EPEF

The Clean India Mission-A Step for Better Level of Livings: An Evaluation

Dr. Prankrishna Pal

Abstract

The Swachh Bharat Mission (SBM) was launched in 2014 with the aim of ensuring a ‘clean India’ by 2nd October 2019 as a fitting tribute to Mahatma Gandhi on his 150th Birth Anniversary. This mission is indeed successful in acknowledging the unhygienic conditions in India. Instead of ignoring the sanitation issue, working towards the clean India is undoubtedly quite appreciable. Not only that the target and the achievement level claimed by the government seems unbelievable. Under the Swachh Bharat Aviyan (SBA), the sanitation coverage, especially in rural India has gone up from 42% to over 63%. Though, the SBA is not a toilet construction programme but a behaviour changing mass movement.
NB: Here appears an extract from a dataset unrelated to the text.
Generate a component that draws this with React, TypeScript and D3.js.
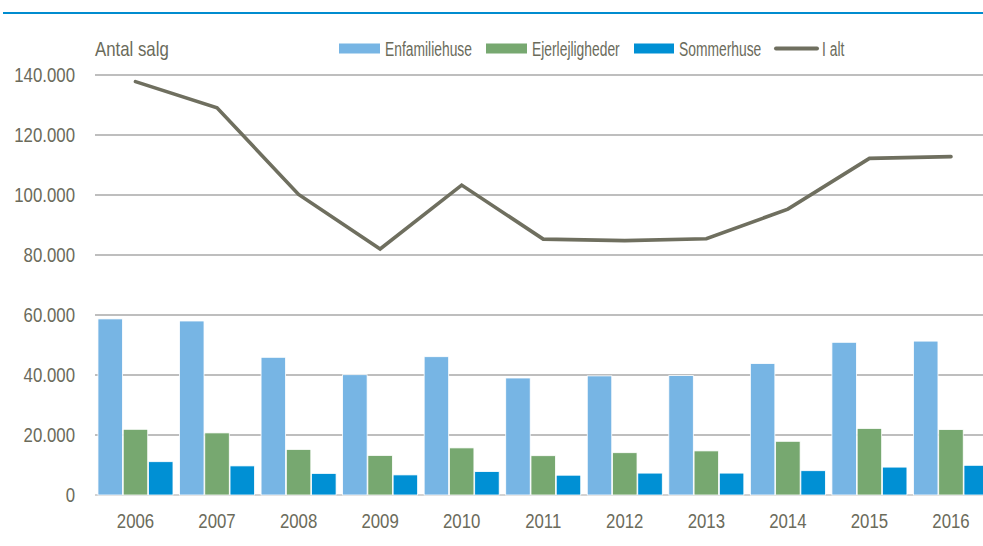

By 2019-21, the problem of open defecation not only reduced to a great extent but also most of the states declared as Open Defection Free (ODF). Moreover, under this programme, community toilets will be built in residential areas where it is difficult to construct individual household toilets. Public toilets will also be constructed in designated locations such as tourist places, markets, bus stations, railway stations, etc. But the question arises because of data disparities between the claimed and actual data regarding the numbers of bathroom and latrine construction and usage among the households at all India level, especially in rural areas. Here we are to examine the heterogeneity among the data revealed by the government and the various survey data and try to find out the possible logistic reasons behind this.